Written and Researched by: Alan Reed Bishop of Hip-Gnosis Seed Development and Bishop's Homegrown
I know a lot of folks are big into keeping most of their winter squashes separate. While I do maintain a great portion of my very rare squash in their originally intended state (and always will as long as they remain rare), the past two years I have been planting mass plantings of various types of winter squashes like Moshata's, Mixta's, Maxima's, and Agrospermia types (no Pepo types, I already have two categories of those grown separately, an acorn/mini pumpkin type which shows great diversity and my separated by variety summer squashes). I'm basically interested in seeing what happens in the coming years with the crossing of these various types in my fields and with picking out and maintaining the ones I find most tasteful as well as beautiful and practical (storage ability, processing). When I find something I like out of the mix then the work begins on "selfing" or "self pollinating" that particular type until I can find a selection similar to what I first took note of and then I'll grow it out for several years until I find the open pollinated equivalent. The other seed from squash that still resembles the original parents or doesn't represent something I am particularly keen on just goes back into the pot for planting the next season (as long as is stores and tastes well), along with newly grown out seed stocks of types that weren't previously in the mix and the whole experiment goes on next year. This also works out well at the farmers market and here on the farm as there is always plenty of winter squash for roadside and farm stand sales in colors, shapes and sizes that are both common and those which no one have ever seen before, this definitely leads to a little bit of monetary gain for the fall as winter squash for Halloween and Thanksgiving decorations have replaced the once ever-popular Jack O' lantern in recent years here in Southern Indiana.
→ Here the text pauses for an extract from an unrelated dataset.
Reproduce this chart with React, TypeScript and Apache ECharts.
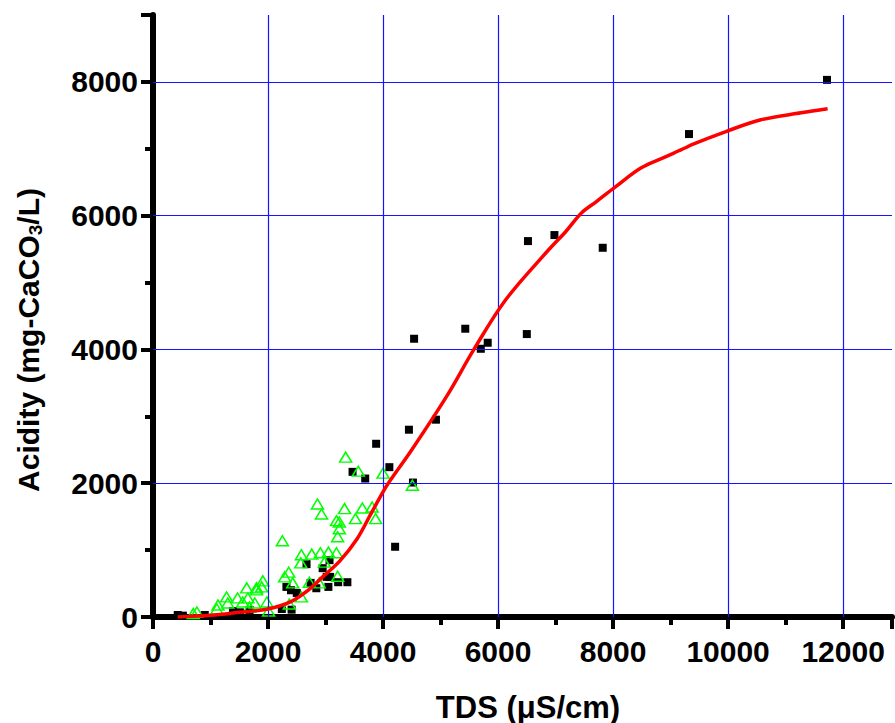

The picture above shows one of several one gallon ice cream buckets filled with a number of different squash selections from all over the world of different types and from different cultures, most of them are great for pies and all are terrific for decorations, this year I will be adding about 50 new cultivars to the list and I'm sure the next I'll add that many more again, there are just so many winter squash to work with that the possibilities are really endless and since I don't really have any focus notes (other than tastes and looks) regarding what to look for in the squash project and I go by what I see and taste I don't mind the off types, because it's in those off types that I might indeed find my next "smash hit" at the farmers marketts and in my seed trading circles.